Ob I. Barth holds that divine revelation is an undivided act of God. To speak of a finite felicity of the Spirit’s operation introduces limitation into the divine act and makes revelation dependent on creaturely measure.

Ob II. Kant argues that any claim of union with the divine exceeds the bounds of possible knowledge. Felicity, if it refers to participation in divine truth, cannot be known or described; it is at most a moral postulate.

Ob III. Wittgenstein maintains that felicity is simply the successful performance of language within a form of life. To appeal to the Spirit adds nothing beyond communal practice. Finitude and infinitude are grammatical, not metaphysical.

Ob IV. Hegel identifies Spirit (Geist) with infinite self-realization. If Spirit is infinite, He must overcome finitude rather than inhabit it. To speak of finitude of felicity arrests the dialectic and misunderstands Spirit’s nature.

Responsiones

Ad I. Revelation is indeed infinite in source, yet its reception occurs in creaturely form. The Spirit’s act is infinite in essence but finite in mode, for divine generosity adapts truth to the measure of the creature. Finitude here is not imposed upon God but granted by Him for our sake; it is the medium of grace.

Ad II. Kant’s limits pertain to speculative cognition. Theology seeks not theoretical knowledge but participation in divine communication. Felicity is an event of the Spirit, not a cognitive achievement. The limits of reason remain, yet within those limits the Spirit communicates divine truth in a manner proportionate to the creature.

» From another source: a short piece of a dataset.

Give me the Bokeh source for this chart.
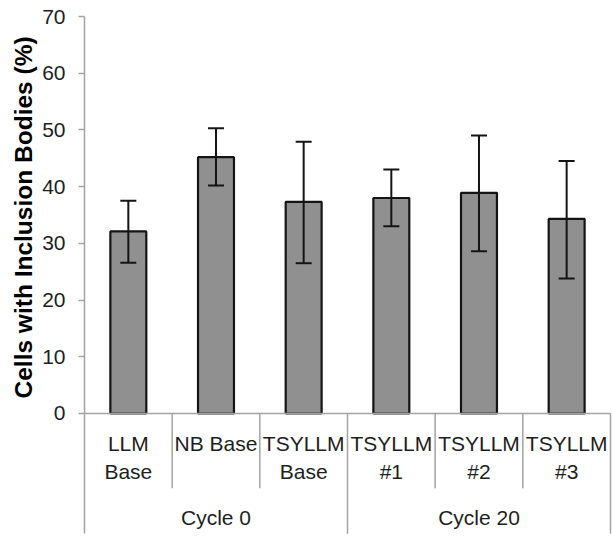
from bokeh.plotting import figure
from bokeh.models import Range1d, FixedTicker, ColumnDataSource, Whisker, TeeHead, Title
from bokeh.core.properties import value
from bokeh.embed import file_html
from bokeh.resources import INLINE

# ---- data ----
cat_line1 = ["LLM", "NB Base", "TSYLLM", "TSYLLM", "TSYLLM", "TSYLLM"]
cat_line2 = ["Base", "", "Base", "#1", "#2", "#3"]
groups = ["Cycle 0", "Cycle 20"]
group_sizes = [3, 3]
means = [32.1, 45.2, 37.3, 38.0, 38.9, 34.3]
err_upper = [37.5, 50.3, 47.9, 43.0, 49.0, 44.5]
err_lower = [26.6, 40.2, 26.5, 33.0, 28.6, 23.8]
y_ticks = [0, 10, 20, 30, 40, 50, 60, 70]
y_label = "Cells with Inclusion Bodies (%)"

FONT = "Liberation Sans"
AX = "#a3a3a3"
TXT = "#1e1e1e"
DARK = "#141414"

n = len(means)
xc = [i + 0.5 for i in range(n)]

LINE1_Y = -5.38
LINE2_Y = -10.23
GROUP_Y = -18.34
SEP_SHORT = -13.2
SEP_LONG = -21.2

p = figure(width=612, height=539, output_backend="svg", toolbar_location=None,
           x_range=Range1d(0, 6.023), y_range=Range1d(-22.22, 70),
           x_axis_type=None,
           min_border_left=84, min_border_right=0, min_border_top=16, min_border_bottom=0)
p.grid.visible = False
p.outline_line_color = None
p.background_fill_color = "white"
p.border_fill_color = "white"

ax = p.yaxis[0]
ax.ticker = FixedTicker(ticks=y_ticks)
ax.bounds = (SEP_LONG, 70)
ax.axis_line_color = AX
ax.axis_line_width = 1.5
ax.major_tick_line_color = AX
ax.major_tick_line_width = 1.5
ax.major_tick_out = 6
ax.major_tick_in = 0
ax.minor_tick_line_color = None
ax.major_label_standoff = 13
ax.major_label_text_font = FONT
ax.major_label_text_font_size = "21px"
ax.major_label_text_color = TXT

src = ColumnDataSource(dict(x=xc, top=means, upper=err_upper, lower=err_lower))

p.vbar(x="x", top="top", bottom=0, width=0.41, source=src,
       fill_color="#909090", line_color=DARK, line_width=2.2)

wh = Whisker(source=src, base="x", upper="upper", lower="lower",
             line_color=DARK, line_width=2, level="annotation",
             upper_head=TeeHead(size=16, line_color=DARK, line_width=2),
             lower_head=TeeHead(size=16, line_color=DARK, line_width=2))
p.add_layout(wh)

# baseline
p.segment(x0=[0], y0=[0], x1=[n], y1=[0], line_color=AX, line_width=1.5)

# separators
bounds = [0]
for s in group_sizes:
    bounds.append(bounds[-1] + s)
sx, sy0, sy1 = [], [], []
for i in range(1, n + 1):
    sx.append(i)
    sy0.append(0)
    sy1.append(SEP_LONG if i in bounds else SEP_SHORT)
p.segment(x0=sx, y0=sy0, x1=sx, y1=sy1, line_color=AX, line_width=1.5)

# category labels
p.text(x=xc, y=[LINE1_Y] * n, text=cat_line1, text_font=value(FONT),
       text_font_size="21px", text_align="center", text_baseline="middle", text_color=TXT)
p.text(x=xc, y=[LINE2_Y] * n, text=cat_line2, text_font=value(FONT),
       text_font_size="21px", text_align="center", text_baseline="middle", text_color=TXT)
gx = [(bounds[i] + bounds[i + 1]) / 2 for i in range(len(groups))]
p.text(x=gx, y=[GROUP_Y] * len(groups), text=groups, text_font=value(FONT),
       text_font_size="21px", text_align="center", text_baseline="middle", text_color=TXT)

ttl = Title(text=y_label, align="left", offset=141, standoff=6,
            text_font=FONT, text_font_size="24.5px", text_font_style="bold",
            text_color="#000000")
p.add_layout(ttl, "left")

open("out.html", "w").write(file_html(p, INLINE))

Ad III. Wittgenstein discerns rightly the communal dimension of felicity but overlooks its ontological ground. The Church’s grammar is not self-originating. It is constituted by the Spirit, whose authorization exceeds communal convention. A sentence is felicitous because the Spirit speaks through it, not because a community employs it.

Ad IV. The Holy Spirit is not Geist realized through historical self-consciousness. He is the eternal Love who indwells the finite without dissolving it. The Spirit does not abolish finitude but sanctifies it. The finitude of felicity is not a failure of dialectic but the perfection proper to creaturely participation.

Nota

Let T_in designate expressions included within the Spirit-ordered language of faith, and T_out those excluded. This symbolic division formalizes the discernment practiced throughout the Church’s history. T_in consists of expressions rendered felicitous through the Spirit’s ordering—coherent, scriptural, ecclesially received. T_out consists of expressions incoherent, contrary to revelation, or unfit for confession.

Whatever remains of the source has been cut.